Data shown -
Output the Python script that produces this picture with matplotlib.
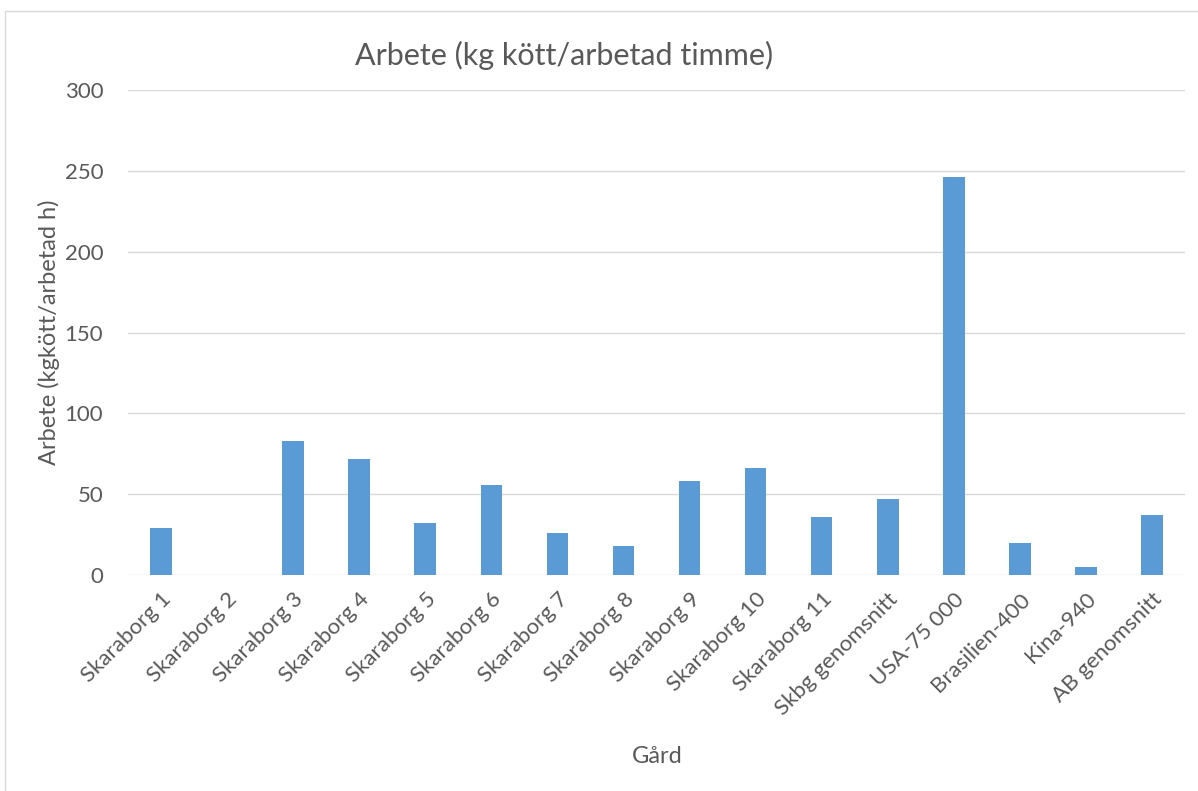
import matplotlib.pyplot as plt
from matplotlib.patches import Rectangle

gardar = ["Skaraborg 1", "Skaraborg 2", "Skaraborg 3", "Skaraborg 4", "Skaraborg 5",
          "Skaraborg 6", "Skaraborg 7", "Skaraborg 8", "Skaraborg 9", "Skaraborg 10",
          "Skaraborg 11", "Skbg genomsnitt", "USA-75 000", "Brasilien-400", "Kina-940",
          "AB genomsnitt"]
arbete = [29, 0, 83, 72, 32, 56, 26, 18, 58, 66, 36, 47, 246, 20, 5, 37]
yticks = [0, 50, 100, 150, 200, 250, 300]

plt.rcParams['font.family'] = ['Lato', 'DejaVu Sans']
grey = '#595959'

fig = plt.figure(figsize=(11.98, 7.91), dpi=100)
ax = fig.add_axes([0.107, 0.273, 0.882, 0.613])

x = range(len(gardar))
ax.bar(x, arbete, width=0.33, color='#5b9bd5', zorder=3)

ax.set_xlim(-0.5, len(gardar) - 0.5)
ax.set_ylim(0, 300)
ax.set_yticks(yticks)
ax.set_xticks(list(x))
ax.set_xticklabels(gardar, rotation=45, ha='right', rotation_mode='anchor')
ax.tick_params(axis='x', length=0, colors=grey, labelsize=16, pad=10)
ax.tick_params(axis='y', length=0, colors=grey, labelsize=16, pad=18)
ax.grid(axis='y', color='#d9d9d9', linewidth=1, zorder=0)
for s in ax.spines.values():
    s.set_visible(False)

ax.set_ylabel("Arbete (kgkött/arbetad h)", color=grey, fontsize=17, labelpad=3)
fig.text(0.549, 0.035, "Gård", color=grey, fontsize=17, ha='center')
fig.text(0.471, 0.918, "Arbete (kg kött/arbetad timme)", color=grey, fontsize=22, ha='center')

# ram runt diagrammet
fig.patches.append(Rectangle((0.004, -0.01), 1.1, 0.996, transform=fig.transFigure,
                             fill=False, edgecolor='#d9d9d9', linewidth=1))

fig.savefig("out.png", dpi=100)
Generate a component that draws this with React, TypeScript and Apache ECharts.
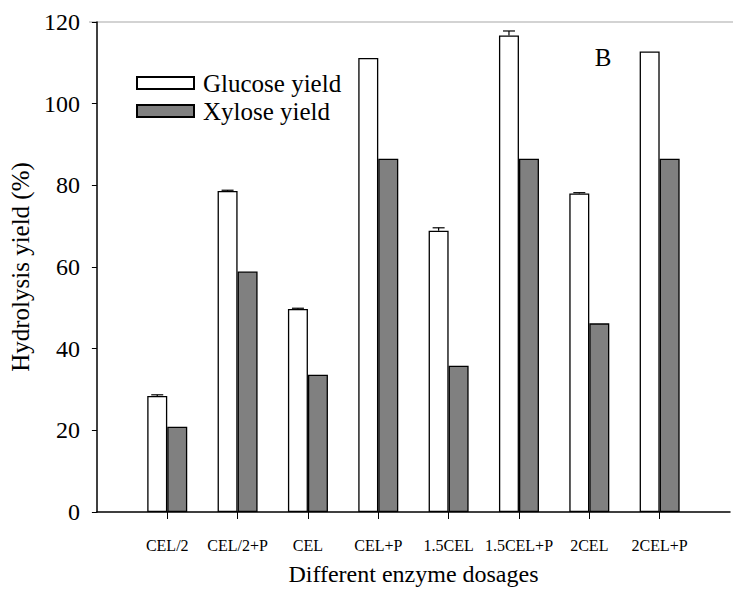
import React, { useEffect, useRef } from "react";
import * as echarts from "echarts";

// Enzyme dosage groups and hydrolysis yields (%)
const categories = ["CEL/2", "CEL/2+P", "CEL", "CEL+P", "1.5CEL", "1.5CEL+P", "2CEL", "2CEL+P"];
const glucoseYield = [28.4, 78.6, 49.7, 111.2, 68.9, 116.7, 78.0, 112.8];
const glucoseErr = [0.3, 0.2, 0.2, 0, 0.7, 1.1, 0.2, 0];
const xyloseYield = [20.9, 58.9, 33.6, 86.5, 35.8, 86.5, 46.2, 86.5];
const yTicks = { min: 0, max: 120, interval: 20 };

const FONT = "Liberation Serif";

export default function App() {
  const ref = useRef<HTMLDivElement>(null);

  useEffect(() => {
    if (!ref.current) return;
    const chart = echarts.init(ref.current, undefined, { renderer: "svg" });

    // pad the category axis with an empty slot on each side
    const axisData = ["", ...categories, ""];
    const pad = (arr: number[]) => ["-", ...arr, "-"];

    const errData = glucoseYield.map((v, i) => [i + 1, v, glucoseErr[i]]);

    chart.setOption({
      animation: false,
      backgroundColor: "#ffffff",
      textStyle: { fontFamily: FONT, color: "#000" },
      grid: { left: 93, top: 22, right: 0, bottom: 74, containLabel: false },
      legend: {
        orient: "vertical",
        left: 131,
        top: 64,
        itemWidth: 57,
        itemHeight: 12,
        itemGap: 0,
        icon: "rect",
        data: ["Glucose yield", "Xylose yield"],
        textStyle: {
          fontFamily: FONT,
          fontSize: 25,
          color: "#000",
          lineHeight: 28,
          padding: [0, 0, 0, 4],
        },
      },
      xAxis: {
        type: "category",
        data: axisData,
        boundaryGap: false,
        name: "Different enzyme dosages",
        nameLocation: "middle",
        nameGap: 50,
        nameTextStyle: { fontFamily: FONT, fontSize: 24, color: "#000" },
        axisLine: { show: true, lineStyle: { color: "#000", width: 1.5 } },
        axisTick: {
          show: true,
          inside: false,
          length: 7,
          interval: (index: number) => index > 0 && index < axisData.length - 1,
          lineStyle: { color: "#000", width: 1 },
        },
        axisLabel: {
          interval: 0,
          margin: 25,
          fontFamily: FONT,
          fontSize: 16,
          color: "#000",
        },
        splitLine: { show: false },
      },
      yAxis: {
        type: "value",
        min: yTicks.min,
        max: yTicks.max,
        interval: yTicks.interval,
        name: "Hydrolysis yield (%)",
        nameLocation: "middle",
        nameGap: 59,
        nameTextStyle: { fontFamily: FONT, fontSize: 25, color: "#000" },
        axisLine: { show: true, lineStyle: { color: "#000", width: 1.5 } },
        axisTick: { show: true, inside: false, length: 5, lineStyle: { color: "#000", width: 1 } },
        axisLabel: { margin: 17, fontFamily: FONT, fontSize: 24, color: "#000" },
        splitLine: { show: false },
      },
      graphic: [
        {
          type: "line",
          shape: { x1: 89, y1: 22, x2: 733, y2: 22 },
          style: { stroke: "#c4c4c4", lineWidth: 1.5 },
          silent: true,
        },
        {
          type: "text",
          x: 603,
          y: 57,
          style: {
            text: "B",
            fontFamily: FONT,
            fontSize: 25,
            fill: "#000",
            align: "center",
            verticalAlign: "middle",
          },
        },
      ],
      series: [
        {
          name: "Glucose yield",
          type: "bar",
          data: pad(glucoseYield),
          barWidth: 20,
          barGap: "0%",
          itemStyle: { color: "#ffffff", borderColor: "#000", borderWidth: 1.3 },
          z: 2,
        },
        {
          name: "Xylose yield",
          type: "bar",
          data: pad(xyloseYield),
          barWidth: 20,
          barGap: "0%",
          itemStyle: { color: "#808080", borderColor: "#000", borderWidth: 1.3 },
          z: 2,
        },
        {
          name: "Glucose error",
          type: "custom",
          data: errData,
          z: 3,
          silent: true,
          renderItem: (_params: any, api: any) => {
            const idx = api.value(0);
            const val = api.value(1);
            const err = api.value(2);
            if (!err) return null;
            const base = api.coord([idx, val]);
            const top = api.coord([idx, val + err]);
            const x = base[0] - 10;
            const cap = 6;
            return {
              type: "group",
              children: [
                {
                  type: "line",
                  shape: { x1: x, y1: base[1], x2: x, y2: top[1] },
                  style: { stroke: "#000", lineWidth: 1.2 },
                },
                {
                  type: "line",
                  shape: { x1: x - cap, y1: top[1], x2: x + cap, y2: top[1] },
                  style: { stroke: "#000", lineWidth: 1.2 },
                },
              ],
            };
          },
        },
      ],
    });

    return () => chart.dispose();
  }, []);

  return (
    <div
      ref={ref}
      style={{ position: "absolute", left: 0, top: 0, width: 733, height: 591 }}
    />
  );
}
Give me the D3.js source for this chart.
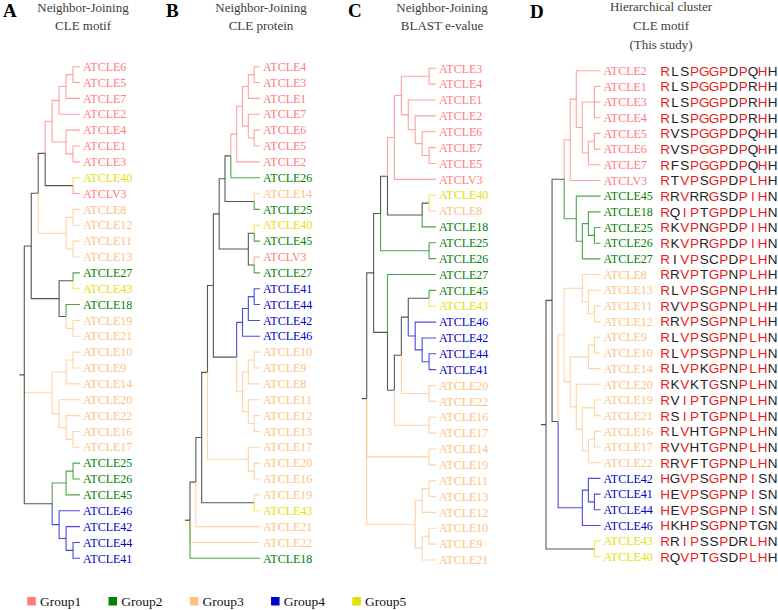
<!DOCTYPE html>
<html><head><meta charset="utf-8">
<script src="https://cdn.jsdelivr.net/npm/d3@7"></script>
<style>body{margin:0;background:#fff}svg{display:block}</style>
</head><body>
<svg id="c" width="778" height="610"></svg>
<script>
// ---------- DATA ----------
const groupNames = ["Group1","Group2","Group3","Group4","Group5"];
const group1 = ["ATCLE1","ATCLE2","ATCLE3","ATCLE4","ATCLE5","ATCLE6","ATCLE7","ATCLV3"];
const group2 = ["ATCLE18","ATCLE25","ATCLE26","ATCLE27","ATCLE45"];
const group3 = ["ATCLE8","ATCLE9","ATCLE10","ATCLE11","ATCLE12","ATCLE13","ATCLE14","ATCLE16","ATCLE17","ATCLE19","ATCLE20","ATCLE21","ATCLE22"];
const group4 = ["ATCLE41","ATCLE42","ATCLE44","ATCLE46"];
const group5 = ["ATCLE40","ATCLE43"];

const panelLetters = ["A","B","C","D"];
const panelTitles = [
  ["Neighbor-Joining","CLE motif"],
  ["Neighbor-Joining","CLE protein"],
  ["Neighbor-Joining","BLAST e-value"],
  ["Hierarchical cluster","CLE motif","(This study)"]
];
// tree topologies (Newick); "#" marks a clade whose stem is drawn dark
const treeA = "((((((((ATCLE6,ATCLE5),ATCLE7),ATCLE2),(ATCLE4,(ATCLE1,ATCLE3))),(ATCLE40,ATCLV3)),((ATCLE8,ATCLE12),(ATCLE11,ATCLE13))),((ATCLE27,ATCLE43),(ATCLE18,(ATCLE19,ATCLE21)))),(((ATCLE10,ATCLE9),ATCLE14),(ATCLE20,(ATCLE22,(ATCLE16,ATCLE17)))),(((ATCLE25,ATCLE26),ATCLE45),(ATCLE46,(ATCLE42,(ATCLE44,ATCLE41)))))";
const treeB = "((((((((((((ATCLE4,ATCLE3),ATCLE1),(ATCLE7,(ATCLE6,ATCLE5))),ATCLE2),ATCLE26),(ATCLE14,ATCLE25)),((ATCLE40,ATCLE45),(ATCLV3,ATCLE27))),((((ATCLE41,ATCLE44),ATCLE42),ATCLE46),(((ATCLE10,ATCLE9),ATCLE8),(ATCLE11,(ATCLE12,ATCLE13))))),(ATCLE17,(ATCLE20,ATCLE16))),(ATCLE19,ATCLE43)),ATCLE21),ATCLE22,ATCLE18)";
const treeC = "(((((((ATCLE3,ATCLE4),(ATCLE1,(ATCLE2,(ATCLE6,(ATCLE7,ATCLE5))))),ATCLV3),((ATCLE40,ATCLE8),ATCLE18)),(ATCLE25,ATCLE26)),(ATCLE27,((((ATCLE45,ATCLE43),(ATCLE46,(ATCLE42,(ATCLE44,ATCLE41)))),(ATCLE20,ATCLE22)),(ATCLE16,ATCLE17)))),(ATCLE14,ATCLE19),(((ATCLE11,ATCLE13),ATCLE12),((ATCLE10,ATCLE9),ATCLE21)))";
const treeD = "(((((ATCLE2,((ATCLE1,ATCLE3,ATCLE4),((ATCLE5,ATCLE6),ATCLE7))),ATCLV3),(ATCLE45,((ATCLE18,(ATCLE25,ATCLE26)),ATCLE27))),(((ATCLE8,(ATCLE13,(ATCLE11,ATCLE12))),(((ATCLE9,ATCLE10),ATCLE14),(ATCLE20,((ATCLE19,ATCLE21),((ATCLE16,ATCLE17),ATCLE22))))),((ATCLE42,(ATCLE41,ATCLE44)),ATCLE46))),(ATCLE43,ATCLE40)#)";

// CLE motif sequences (panel D)
const motifNames = ["ATCLE2","ATCLE1","ATCLE3","ATCLE4","ATCLE5","ATCLE6","ATCLE7","ATCLV3","ATCLE45","ATCLE18","ATCLE25","ATCLE26","ATCLE27","ATCLE8","ATCLE13","ATCLE11","ATCLE12","ATCLE9","ATCLE10","ATCLE14","ATCLE20","ATCLE19","ATCLE21","ATCLE16","ATCLE17","ATCLE22","ATCLE42","ATCLE41","ATCLE44","ATCLE46","ATCLE43","ATCLE40"];
const motifSeqs = ["RLSPGGPDPQHH","RLSPGGPDPRHH","RLSPGGPDPRHH","RLSPGGPDPRHH","RVSPGGPDPQHH","RVSPGGPDPQHH","RFSPGGPDPQHH","RTVPSGPDPLHH","RRVRRGSDPIHN","RQIPTGPDPLHN","RKVPNGPDPIHN","RKVPRGPDPIHN","RIVPSCPDPLHN","RRVPTGPNPLHH","RLVPSGPNPLHH","RVVPSGPNPLHH","RRVPSGPNPLHH","RLVPSGPNPLHN","RLVPSGPNPLHN","RLVPKGPNPLHN","RKVKTGSNPLHN","RVIPTGPNPLHN","RSIPTGPNPLHN","RLVHTGPNPLHN","RVVHTGPNPLHN","RRVFTGPNPLHN","HGVPSGPNPISN","HEVPSGPNPISN","HEVPSGPNPISN","HKHPSGPNPTGN","RRIPSSPDRLHN","RQVPTGSDPLHH"];
// residues highlighted (red) at each motif position
const conserved = ["RH","","VI","P","G","G","P","","P","LI","H",""];

// ---------- STYLE / LAYOUT ----------
const groupColors = ["#FF7B7B","#008000","#FFC080","#0000CD","#E2E200"];
const darkColor = "#3a3a3a";
const panels = [
  {tree:treeA, rootX:24.3, leafX:80,  y0:66.7, y1:558.3, letterX:3,   titleX:83},
  {tree:treeB, rootX:190,  leafX:260, y0:66.7, y1:558.3, letterX:166, titleX:261},
  {tree:treeC, rootX:366.7,leafX:436, y0:68.3, y1:560,   letterX:348, titleX:442},
  {tree:treeD, rootX:546,  leafX:600.5,y0:70.7,y1:556.8, letterX:530, titleX:661}
];

const groupOf = new Map();
[group1,group2,group3,group4,group5].forEach((g,i)=>g.forEach(n=>groupOf.set(n,i)));
const color = d3.scaleOrdinal().domain([0,1,2,3,4]).range(groupColors);

function parseNewick(s){
  let i=0;
  function node(){
    const n={};
    if(s[i]==='('){
      i++; n.children=[];
      while(true){
        n.children.push(node());
        if(s[i]===','){i++;continue;}
        break;
      }
      i++; // ')'
    }
    let name='';
    while(i<s.length && !',();'.includes(s[i])) name+=s[i++];
    n.name=name;
    return n;
  }
  return node();
}

const svg = d3.select("#c");
const serif = "'Liberation Serif','Times New Roman',serif";

panels.forEach((p,pi)=>{
  const g = svg.append("g");
  // letter
  g.append("text").attr("x",p.letterX).attr("y",pi===3?18:17)
    .attr("font-family",serif).attr("font-weight","bold").attr("font-size",19)
    .attr("fill","#000").text(panelLetters[pi]);
  // titles
  const tl = panelTitles[pi];
  const base = pi===3 ? 10.5 : 12;
  const step = pi===3 ? 19 : 17.5;
  tl.forEach((t,k)=>{
    g.append("text").attr("x",p.titleX).attr("y",base+k*step)
      .attr("text-anchor","middle").attr("font-family",serif).attr("font-size",13)
      .attr("fill","#3c3c3c").text(t);
  });

  const root = d3.hierarchy(parseNewick(p.tree));
  const leaves = root.leaves();
  const y = d3.scaleLinear().domain([0,leaves.length-1]).range([p.y0,p.y1]);
  const x = d3.scaleLinear().domain([root.height,0]).range([p.rootX,p.leafX]);
  leaves.forEach((l,i)=>{l.py=y(i);});
  root.eachAfter(n=>{
    n.px = x(n.height);
    if(n.children){
      n.py = (n.children[0].py + n.children[n.children.length-1].py)/2;
      const gs = n.children.map(c=>c.grp);
      n.grp = gs.every(v=>v!==null && v===gs[0]) ? gs[0] : null;
    } else {
      n.grp = groupOf.get(n.data.name);
    }
    n.stem = n.data.name==='#' ? null : n.grp;
  });

  const links = root.links();
  g.append("g").selectAll("path").data(links).join("path")
    .attr("d",d=>`M${d.source.px},${d.source.py}V${d.target.py}H${d.target.px}`)
    .attr("fill","none")
    .attr("stroke",d=>d.target.stem===null?darkColor:color(d.target.stem))
    .attr("stroke-opacity",d=>d.target.stem===null?0.85:0.7)
    .attr("stroke-width",1.1);
  // root stub
  g.append("path").attr("d",`M${root.px-5},${root.py}H${root.px}`)
    .attr("stroke",darkColor).attr("stroke-width",1.1);

  // labels
  g.append("g").selectAll("text").data(leaves).join("text")
    .attr("x",p.leafX+3).attr("y",d=>d.py).attr("dy","0.35em")
    .attr("font-family",serif).attr("font-size",12)
    .attr("fill",d=>color(d.grp)).text(d=>d.data.name);

  if(pi===3){
    const seqG = g.append("g");
    const cx = d3.scaleLinear().domain([0,11]).range([665.2,772.5]);
    leaves.forEach(l=>{
      const idx = motifNames.indexOf(l.data.name);
      const seq = motifSeqs[idx];
      seqG.selectAll(null).data(seq.split("")).join("text")
        .attr("x",(c,k)=>cx(k)).attr("y",l.py).attr("dy","0.36em")
        .attr("text-anchor","middle")
        .attr("font-family","'Liberation Sans',Arial,sans-serif").attr("font-size",13.5)
        .attr("fill",(c,k)=>conserved[k].includes(c)?"#F01818":"#222")
        .text(c=>c);
    });
  }
});

// legend
const lx = d3.scaleLinear().domain([0,4]).range([27.3,352.3]);
const lg = svg.append("g").selectAll("g").data(groupNames).join("g")
  .attr("transform",(d,i)=>`translate(${lx(i)},597)`);
lg.append("rect").attr("width",8.5).attr("height",8.5).attr("fill",(d,i)=>color(i));
lg.append("text").attr("x",12.7).attr("y",8.7).attr("font-family",serif)
  .attr("font-size",13.5).attr("fill","#111").text(d=>d);
</script>
</body></html>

What is expected - Look for "matplotlib" and pull out every line that has it.

Output for this task -
Output the Python script that produces this picture with matplotlib.
import matplotlib.pyplot as plt
from matplotlib.patches import Rectangle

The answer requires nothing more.